2) Aetna may adopt United Health's model to give doctors more say on treatment (Wall St. Journal)
3) Lawyer seeks public support for settlement with HMO's (Wall St. Journal) High profile lawyer Richard Scruggs has been trying to drum up interest in filing class actions suits against HMO's. He is the lawyer in the tobacco litigation.
4) Providers leaving Aetna, voicing dissatisfaction. (Philadelphia Inquirer) Hospitals and doctor groups scattered around the country have walked away from millions of dollars in patient revenues from Aetna U.S. Healthcare in a series of unusually public rifts with the managed-care insurer.
5) Emboldened by a 'guild,' therapists to abandon managed care. Four years ago a group of Connecticut psychotherapists made the riskiest move of their careers. They severed ties with most insurance companies and formed an alliance of independent practitioners.
6) Feds pile on healthcare bankrupts - Reduced federal government reimbursements have forced a number of healthcare companies to enter bankruptcy this year
7) Pharmabid.com auctions blood, plasma, and medical products on Web (APW Boston.com) Orange, Calif. Hospitals needing blood plasma or syringes have a new source: an online auction where supplies ranging from vaccines to rubber gloves are sold to the highest bidder.
What is a "Hospitalist"?
A hospitalist is a physician who specializes in inpatient medicine.

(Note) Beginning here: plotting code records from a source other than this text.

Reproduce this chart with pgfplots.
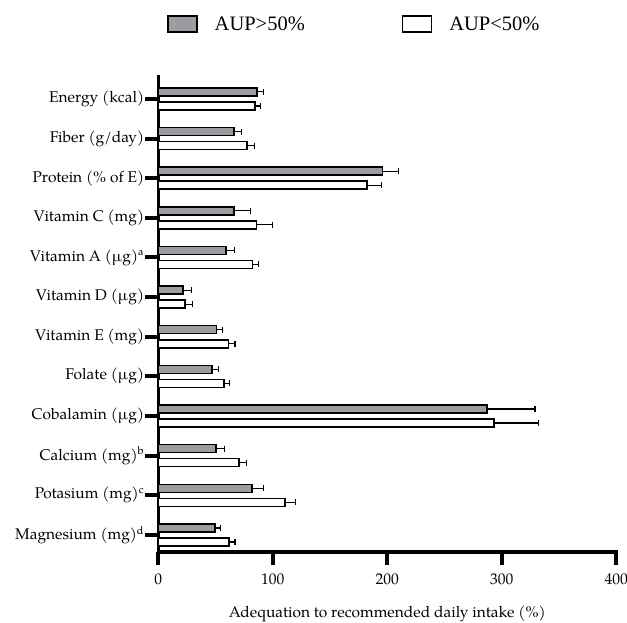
\documentclass[border=0pt]{standalone}
\usepackage{fontspec}
\setmainfont{texgyrepagella-regular.otf}[BoldFont=texgyrepagella-bold.otf,ItalicFont=texgyrepagella-italic.otf]
\newfontfamily\legfont{Liberation Serif}
\usepackage{pgfplots}
\usepackage{pgfplotstable}
\pgfplotsset{compat=1.18}

\definecolor{barGray}{RGB}{155,155,160}

% idx 0 = Magnesium ... 11 = Energy ; val = bar end, err = upper error
\pgfplotstableread{
idx val err
0  49.7 4.9
1  82.0 9.6
2  50.3 7.2
3  286.9 42.1
4  47.0 5.9
5  50.9 5.5
6  21.4 7.9
7  59.3 7.0
8  66.3 14.3
9  195.7 13.9
10 66.3 6.7
11 86.4 5.8
}\highAUP

\pgfplotstableread{
idx val err
0  61.9 5.0
1  110.8 8.8
2  70.6 6.5
3  293.3 38.7
4  57.5 5.0
5  61.4 5.5
6  23.4 6.5
7  82.3 5.5
8  85.8 13.7
9  182.3 12.7
10 77.4 6.6
11 84.4 5.2
}\lowAUP

\pgfplotsset{
    barerr/.style={
        error bars/.cd, x dir=plus, x explicit,
        error mark=|,
        error bar style={line width=1.2pt, black},
        error mark options={line width=1.2pt, black, mark size=3pt}},
}

\begin{document}
\begin{tikzpicture}
\useasboundingbox (0,0) rectangle (627pt,-623pt);
\begin{axis}[
    at={(158.3pt,-552pt)}, anchor=south west,
    width=458pt, height=475.3pt, scale only axis,
    xmin=0, xmax=400, ymin=-0.43, ymax=11.56,
    enlargelimits=false,
    axis x line=bottom, axis y line=left,
    axis line style={-, line width=3.5pt, line cap=rect},
    tick align=outside,
    major tick length=13pt,
    tick style={line width=4pt, black},
    xtick={0,100,200,300,400},
    ytick={0,...,11},
    yticklabels={{Magnesium (mg)\textsuperscript{d}},{Potasium (mg)\textsuperscript{c}},{Calcium (mg)\textsuperscript{b}},{Cobalamin (µg)},{Folate (µg)},{Vitamin E (mg)},{Vitamin D (µg)},{Vitamin A (µg)\textsuperscript{a}},{Vitamin C (mg)},{Protein (\% of E)},{Fiber (g/day)},{Energy (kcal)}},
    /pgf/number format/assume math mode=true,
    tick label style={font=\fontsize{15.5}{18}\selectfont},
    yticklabel style={inner sep=1pt},
    xticklabel style={yshift=-5pt},
    xlabel={Adequation to recommended daily intake (\%)},
    xlabel style={font=\fontsize{15.5}{18}\selectfont, at={(axis description cs:0.5,0)}, anchor=center, yshift=-62pt},
    legend columns=2,
    legend style={draw=none, fill=none, at={(axis description cs:0.019,1.111)}, anchor=west,
        inner sep=0pt, font=\legfont\fontsize{20.5}{24}\selectfont,
        /tikz/every odd column/.append style={column sep=15pt},
        /tikz/every even column/.append style={column sep=95pt}},
    legend image code/.code={\draw[#1, line width=1.5pt] (0pt,-8pt) rectangle (29pt,8pt);},
    clip=false,
]
\addplot[xbar, bar width=8pt, bar shift=0pt, fill=barGray, draw=black, line width=1.5pt, barerr]
    table[x=val, y expr=\thisrow{idx}+0.1766, x error=err]{\highAUP};
\addlegendentry{AUP>50\%}
\addplot[xbar, bar width=8pt, bar shift=0pt, fill=white, draw=black, line width=1.5pt, barerr]
    table[x=val, y expr=\thisrow{idx}-0.1766, x error=err]{\lowAUP};
\addlegendentry{AUP<50\%}
\end{axis}
\end{tikzpicture}
\end{document}
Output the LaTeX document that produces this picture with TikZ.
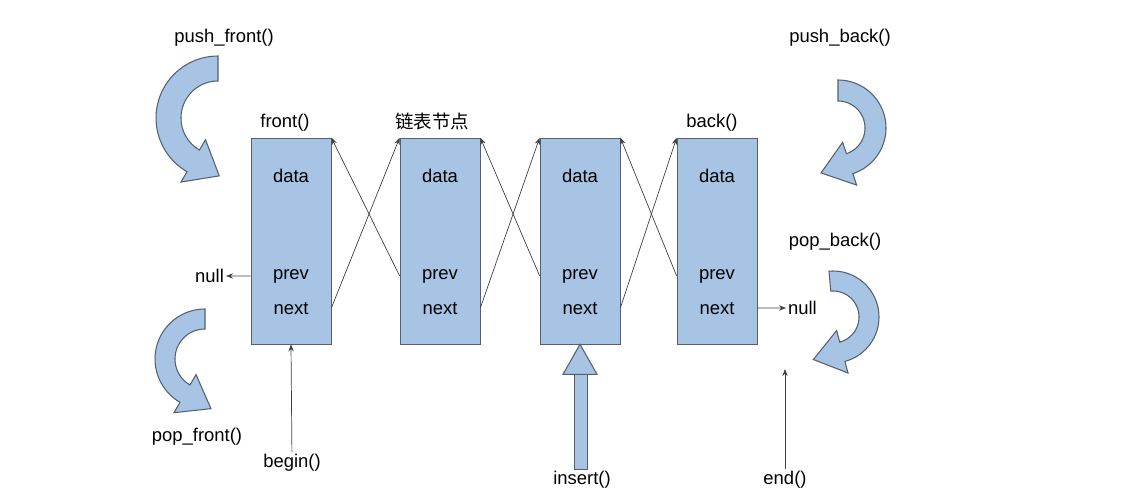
\documentclass[tikz,border=0pt]{standalone}
\usepackage{fontspec}
\setmainfont{Liberation Sans}
\newfontfamily\cjk{Noto Sans CJK SC}
\usetikzlibrary{arrows.meta,positioning}
\definecolor{boxblue}{RGB}{167,196,229}
\definecolor{edgegray}{RGB}{85,95,110}
\tikzset{
  cell/.style={draw=edgegray, fill=boxblue, minimum width=1.6cm, minimum height=4.12cm, inner sep=0pt},
  lbl/.style={font=\fontsize{10.5}{12}\selectfont, inner sep=1pt},
  link/.style={draw=black!75, -{Stealth[length=4pt,width=3pt]}},
  turnfill/.style={draw=edgegray, fill=boxblue, line width=0.6pt},
}
% curved block arrow: cx, cy, outer r, inner r, start angle, end angle, turn (1 ccw, -1 cw)
\newcommand{\turnarrow}[7]{%
  \pgfmathsetmacro\tang{#6+#7*90}
  \pgfmathsetmacro\mr{(#3+#4)/2}
  \path[turnfill] plot[domain=#5:#6, samples=40] ({#1+#3*cos(\x)},{#2+#3*sin(\x)})
    -- ({#1+(#3+12)*cos(#6)},{#2+(#3+12)*sin(#6)})
    -- ({#1+\mr*cos(#6)+30*cos(\tang)},{#2+\mr*sin(#6)+30*sin(\tang)})
    -- ({#1+(#4-12)*cos(#6)},{#2+(#4-12)*sin(#6)})
    -- plot[domain=#6:#5, samples=40] ({#1+#4*cos(\x)},{#2+#4*sin(\x)}) -- cycle;}
\begin{document}
\begin{tikzpicture}[x=0.02cm, y=0.02cm]
  \useasboundingbox (0,0) rectangle (1148,499);

  % list cells
  \node[cell] (n1) at (291,258) {};
  \node[cell] (n2) at (440,258) {};
  \node[cell] (n3) at (580,258) {};
  \node[cell] (n4) at (717,258) {};

  \foreach \c in {1,...,4}{
    \node[lbl] (d\c) at ([yshift=1.3cm]n\c.center) {data};
    \node[lbl] (p\c) at ([yshift=-0.7cm]n\c.center) {prev};
    \node[lbl] (x\c) at ([yshift=-1.36cm]n\c.center) {next};
  }

  % next / prev links
  \foreach \a/\b in {1/2,2/3,3/4}{
    \draw[link] ([yshift=-1.34cm]n\a.east) -- (n\b.north west);
    \draw[link] ([yshift=-0.7cm]n\b.west) -- (n\a.north east);
  }

  \node[lbl] (front) at (285,376) {front()};
  \node[lbl, font=\cjk\fontsize{10.5}{12}\selectfont] (title) at (432,378) {链表节点};
  \node[lbl] (back) at (712,376) {back()};

  \node[lbl, anchor=east] (nulll) at (226,223) {null};
  \node[lbl, anchor=west] (nullr) at (786,191) {null};
  \draw[link] ([yshift=-0.7cm]n1.west) -- (nulll.east);
  \draw[link] ([yshift=-1.34cm]n4.east) -- (nullr.west);

  \node[lbl] (begin) at (292,36) {begin()};
  \node[lbl] (insert) at (582,19) {insert()};
  \node[lbl] (end) at (785,19) {end()};
  \draw[link] (begin) -- (n1.south);
  \draw[turnfill] ([xshift=-4.5pt]insert.north) rectangle ([xshift=4.5pt, yshift=-0.6cm]n3.south);
  \path[turnfill] ([yshift=-0.6cm]n3.south) ++(-0.34cm,0) -- (n3.south) -- ++(0.34cm,-0.6cm) -- cycle;
  \coordinate (endtip) at (785,130);
  \draw[link] (end) -- (endtip);

  % push / pop arrows
  \node[lbl] (pushf) at (224,461) {push\_front()};
  \node[lbl] (popf) at (197,62) {pop\_front()};
  \node[lbl] (pushb) at (840,461) {push\_back()};
  \node[lbl] (popb) at (835,257) {pop\_back()};
  \turnarrow{218}{381}{62}{37}{90}{240}{1}
  \turnarrow{205}{140}{50}{30}{90}{240}{1}
  \turnarrow{838}{371}{48}{27}{90}{-72}{-1}
  \turnarrow{833}{182}{46}{26}{95}{-75}{-1}
\end{tikzpicture}
\end{document}
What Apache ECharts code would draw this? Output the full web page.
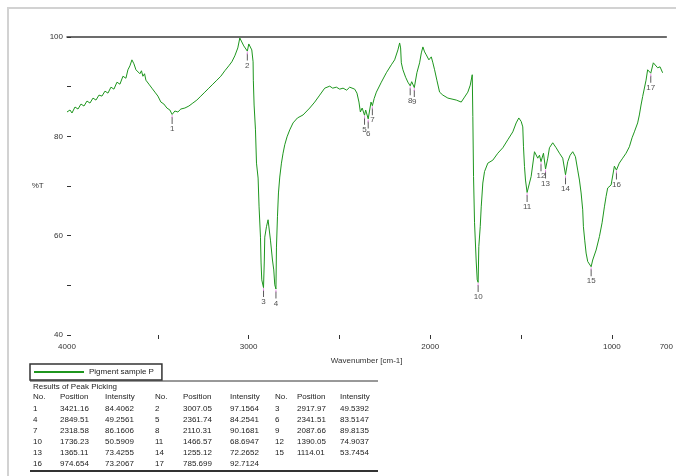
<!DOCTYPE html>
<html>
<head>
<meta charset="utf-8">
<script src="https://cdn.jsdelivr.net/npm/echarts@6/dist/echarts.min.js"></script>
<style>
  html, body { margin: 0; padding: 0; background: #fff; }
  #chart { width: 676px; height: 476px; }
</style>
</head>
<body>
<div id="chart"></div>
<script>
// IR spectrum of the pigment sample: wavenumber (cm-1) and transmittance (%T)
const wavenumbers = [
  4000, 3983.5, 3972.5, 3956, 3939.5, 3923, 3906.5, 3890, 3873.5, 3857, 3840.5, 3824, 3807.5, 3791,
  3774.5, 3758, 3741.5, 3725, 3708.5, 3692, 3675.5, 3664.5, 3653.5, 3642.5, 3631.5, 3620.5, 3609.5,
  3598.5, 3590, 3582, 3573, 3565.5, 3557, 3549, 3532.5, 3516, 3499.5, 3483, 3466.5, 3450, 3433.5,
  3421.16, 3406, 3389.5, 3373, 3351, 3329, 3307, 3285, 3263, 3241, 3219, 3197, 3175, 3153, 3131,
  3109, 3092.5, 3076, 3059.5, 3048.5, 3037.5, 3026.5, 3007.05, 2999, 2988, 2982.5,
  2975.4, 2974, 2969.8, 2962.2, 2956.6, 2947.8, 2942.4, 2934.7, 2931.4, 2927.5, 2917.97, 2913.8,
  2911, 2901.7, 2892.9, 2879.7, 2868.7, 2861.5, 2856, 2849.51, 2846.7, 2841.2, 2835.7, 2828.5,
  2819.2, 2810.4, 2801, 2788.4, 2773.5, 2755.4, 2731.2, 2700.4, 2663.5, 2636, 2608.5, 2581, 2553.5,
  2537, 2516.7, 2498.5, 2480, 2460, 2443.5, 2416, 2403.4, 2392.4, 2384.7, 2374.8, 2361.74, 2355.5,
  2341.51, 2333.5, 2326, 2318.58, 2308.8, 2296.6, 2269.2, 2241.6, 2214.2, 2196, 2177.9, 2168.5,
  2163, 2159.2, 2150.4, 2135.5, 2122.9, 2110.31, 2102, 2087.66, 2073.4, 2058.5, 2049, 2040.4, 2031,
  2021.7, 2007.4, 1994.2, 1985.4, 1976, 1963.4, 1948.5, 1930.4, 1902.9, 1893.5, 1856.6, 1829.2,
  1811, 1792.9, 1779.7, 1768.7, 1765.4, 1761.5, 1756, 1746.7, 1741.2, 1736.23, 1732.4, 1724.7,
  1719.2, 1710.4, 1701, 1682.9, 1655.4, 1627.9, 1600.4, 1572.9, 1545.4, 1526.7, 1512.4, 1499.2,
  1490.4, 1486.5, 1481, 1475.5, 1466.57, 1453.5, 1444.4, 1426, 1407.9, 1398.5, 1390.05, 1376.5,
  1365.11, 1352.9, 1343.5, 1325.4, 1306.7, 1288.5, 1270.4, 1255.12, 1242.9, 1229.7, 1215.4, 1200.5,
  1187.9, 1178.5, 1169.2, 1160.4, 1156.5, 1149.4, 1141.7, 1132.9, 1114.01, 1105.4, 1086.7, 1068.5,
  1053.7, 1041, 1031.7, 1022.9, 1004.2, 986, 974.654, 959, 940.4, 921.7, 903.5, 888.7, 876, 857.9,
  848.5, 839.2, 830.4, 811.7, 802.9, 785.699, 771.5, 760.5, 747.9, 734.6, 720.4
];
const transmittance = [
  84.9, 85.3, 84.7, 85.9, 85.5, 86.5, 86.1, 87.1, 86.7, 87.7, 87.3, 88.3, 88.1, 89.1,
  88.7, 89.9, 89.5, 90.9, 90.5, 92.1, 91.7, 93.4, 94.2, 95.4, 94.6, 93.4, 93.8,
  92.6, 93.2, 92.1, 92.6, 91.3, 91.6, 90.5, 89.7, 88.9, 88.1, 86.9, 86.5, 85.7, 85.3,
  84.4062, 85.1, 84.9, 85.5, 85.7, 86.1, 86.7, 87.3, 88.1, 88.9, 89.7, 90.5, 91.3, 92.1, 93.2,
  94.2, 95.0, 96.2, 97.8, 99.8, 99.0, 98.2, 97.1564, 98.6, 98.8, 97.4,
  95.0, 91.3, 86.3, 81.3, 74.6, 71.6, 65.8, 59.7, 54.5, 51.1, 49.5392, 54.7,
  59.7, 61.8, 63.2, 59.1, 55.1, 53.1, 50.1, 49.2561, 57.7, 63.8, 68.6, 71.8,
  74.6, 76.6, 78.3, 79.9, 81.3, 82.7, 83.7, 84.3, 85.7, 86.9, 88.3, 89.7, 90.1,
  89.7, 89.9, 89.5, 89.7, 89.3, 89.9, 89.5, 88.7, 86.9, 84.9, 85.7, 84.2541, 85.3,
  83.5147, 85.3, 86.9, 86.1606, 87.6, 88.9, 90.9, 92.8, 94.4, 95.4, 97.4, 98.8,
  97.8, 94.8, 93.4, 91.9, 90.9, 90.1681, 91.0, 89.8135, 92.8, 94.8, 96.8, 98.0, 97.0,
  96.4, 95.4, 96.0, 94.8, 93.4, 91.3, 88.9, 88.3, 87.7, 87.7, 87.3, 86.9,
  87.9, 88.9, 90.3, 92.4, 84.0, 71.9, 62.6, 54.7, 51.1, 50.5909, 57.8, 61.8,
  65.8, 70.6, 72.9, 74.6, 75.2, 76.6, 77.7, 79.3, 80.9, 82.7, 83.7, 83.0,
  81.9, 77.9, 73.9, 71.2, 68.6947, 70.6, 71.9, 76.9, 75.6, 76.2, 74.9037, 76.6,
  73.4255, 75.6, 77.7, 78.7, 77.7, 76.6, 75.6, 72.2652, 74.9, 76.2, 76.9, 75.9,
  73.2, 71.2, 68.6, 65.2, 61.8, 59.1, 56.5, 54.8, 53.7454, 55.1, 57.1, 59.8,
  62.6, 65.8, 67.9, 69.6, 70.2, 74.0, 73.2067, 74.6, 75.6, 76.6, 77.9, 79.7, 80.9, 82.7,
  84.3, 86.3, 88.0, 91.3, 93.4, 92.7124, 94.8, 95.0, 93.8, 94.0, 92.8
];

// Picked peaks
const peakNumbers = [1, 2, 3, 4, 5, 6, 7, 8, 9, 10, 11, 12, 13, 14, 15, 16, 17];
const peakPositions = [3421.16, 3007.05, 2917.97, 2849.51, 2361.74, 2341.51, 2318.58, 2110.31, 2087.66,
  1736.23, 1466.57, 1390.05, 1365.11, 1255.12, 1114.01, 974.654, 785.699];
const peakIntensities = [84.4062, 97.1564, 49.5392, 49.2561, 84.2541, 83.5147, 86.1606, 90.1681, 89.8135,
  50.5909, 68.6947, 74.9037, 73.4255, 72.2652, 53.7454, 73.2067, 92.7124];

// Axis ticks and labels
const xTickValues = [3500, 3000, 2500, 2000, 1500, 1000];
const xLabelValues = [4000, 3000, 2000, 1000, 700];
const yLabelValues = [100, 80, 60, 40];

const sampleName = 'Pigment sample P';
const FONT = '"Liberation Sans", Arial, sans-serif';

const spectrum = wavenumbers.map((w, i) => [w, transmittance[i]]);
const peaks = peakPositions.map((p, i) => [p, peakIntensities[i], peakNumbers[i]]);

// Peak table: three peaks per row
const tableLeft = 33, tableRight = 378, tableTop = 381;
const colX = [0, 27, 72, 122, 150, 197, 242, 264, 307];
const rowH = 11;
const headerY = tableTop + 16;
const g = [];
g.push({ type: 'rect', shape: { x: 8, y: 8, width: 700, height: 500 },
  style: { fill: 'none', stroke: '#d2d2d2', lineWidth: 2 }, silent: true });
g.push({ type: 'line', shape: { x1: tableLeft - 3, y1: tableTop, x2: tableRight, y2: tableTop },
  style: { stroke: '#333', lineWidth: 1 } });
g.push({ type: 'text', x: tableLeft, y: tableTop + 2,
  style: { text: 'Results of Peak Picking', font: '8px ' + FONT, fill: '#222' } });
const headers = ['No.', 'Position', 'Intensity'];
for (let c = 0; c < 3; c++) {
  for (let k = 0; k < 3; k++) {
    g.push({ type: 'text', x: tableLeft + colX[c * 3 + k], y: headerY - 4,
      style: { text: headers[k], font: '8px ' + FONT, fill: '#222' } });
  }
}
peakNumbers.forEach((n, i) => {
  const r = Math.floor(i / 3), c = i % 3;
  const y = headerY + 8 + r * rowH;
  const cells = [String(n), peakPositions[i].toPrecision(6), peakIntensities[i].toFixed(4)];
  cells.forEach((t, k) => {
    g.push({ type: 'text', x: tableLeft + colX[c * 3 + k], y: y,
      style: { text: t, font: '8px ' + FONT, fill: '#222' } });
  });
});
const tableBottom = headerY + 8 + 6 * rowH;
g.push({ type: 'line', shape: { x1: tableLeft - 3, y1: tableBottom, x2: tableRight, y2: tableBottom },
  style: { stroke: '#333', lineWidth: 2 } });

const chart = echarts.init(document.getElementById('chart'), null, { renderer: 'canvas' });
chart.setOption({
  animation: false,
  backgroundColor: '#fff',
  textStyle: { fontFamily: FONT },
  grid: { left: 67, top: 37, width: 600, height: 298 },
  legend: {
    data: [sampleName], left: 30, top: 364, orient: 'horizontal',
    icon: 'rect', itemWidth: 50, itemHeight: 2, itemGap: 4,
    borderColor: '#333', borderWidth: 1.5, borderRadius: 0, padding: [4, 8, 4, 4],
    textStyle: { fontSize: 8, color: '#222', fontFamily: FONT },
    selectedMode: false
  },
  xAxis: [{
    type: 'value', inverse: true, min: 700, max: 4000, position: 'bottom',
    axisLine: { show: false },
    axisTick: { show: true, customValues: xTickValues, length: 4, lineStyle: { color: '#333' } },
    axisLabel: { customValues: xLabelValues, fontSize: 8, color: '#333', margin: 8,
      formatter: v => String(v) },
    splitLine: { show: false },
    name: 'Wavenumber [cm-1]', nameLocation: 'middle', nameGap: 22,
    nameTextStyle: { fontSize: 8, color: '#333' }
  }, {
    type: 'value', inverse: true, min: 700, max: 4000, position: 'top',
    axisLine: { show: true, lineStyle: { color: '#3c3c3c', width: 1.5 } },
    axisTick: { show: false }, axisLabel: { show: false }, splitLine: { show: false }
  }],
  yAxis: {
    type: 'value', min: 40, max: 100, interval: 10,
    axisLine: { show: false },
    axisTick: { show: true, inside: true, length: 4, lineStyle: { color: '#333' } },
    axisLabel: {
      fontSize: 8, color: '#333', margin: 4,
      formatter: v => (yLabelValues.indexOf(v) >= 0 ? String(v) : '')
    },
    splitLine: { show: false },
    name: '%T', nameLocation: 'middle', nameRotate: 0, nameGap: 22,
    nameTextStyle: { fontSize: 8, color: '#333' }
  },
  series: [{
    name: sampleName, type: 'line', data: spectrum, showSymbol: false,
    lineStyle: { color: '#1e961e', width: 1 }, itemStyle: { color: '#1e961e' },
    z: 2
  }, {
    name: 'peaks', type: 'scatter', data: peaks,
    symbol: 'rect', symbolSize: [1, 7], symbolOffset: [0, 6],
    itemStyle: { color: '#333' },
    label: {
      show: true, position: 'bottom', distance: 1, fontSize: 8, color: '#222',
      formatter: p => String(p.value[2])
    },
    z: 3
  }, {
    name: 'peak points', type: 'scatter', data: peaks,
    symbol: 'rect', symbolSize: [1, 3], symbolOffset: [0, 2],
    itemStyle: { color: '#e07ee0' }, z: 4
  }],
  graphic: g
});
</script>
</body>
</html>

The New England Journal of Medicine in 1996 said that this specialty would burgeon for several reasons. First, because of "cost pressures, managed-care organizations will reward professionals who can provide efficient care." In the out patient setting, the premium on efficiency requires that the physician provide care for a large panel of patients and be available in the office to see them promptly as required. There is no greater barrier to efficiency in outpatient care than the need to go to the hospital to see an unpredictable number of inpatients. The hospitalist trend is already visible at both teaching and nonteaching hospitals in areas where managed care has taken root- almost everywhere. Internists' worst fears about the hospitalist movement appear to be coming true in south Florida.
According to the ACP-ASIM Observer May 1999 In February, Prudential HealthCare-South Florida told its 3,000 physicians that it would soon require them to transfer the acute care of their patients to hospitalists. Starting March 15, 1999 hospitalists began caring for Prudential members in nine hospitals and a dozen sub-acute facilities. The Prudential program is one of the country's most far-reaching efforts to use mandatory hospitalists-it could affect 230,000 patients in one geographical area. What ever happened to the doctor patient relationship through thick and thin? Many doctors were shocked by Prudential's news that they would have to hand over care of their hospitalized patients. "We think it's a further erosion of the patient-physician relationship and promotes the further isolation of the physician."
There are so many changes, almost daily that it is hard to keep up, but maybe we are moving to a better model for healthcare.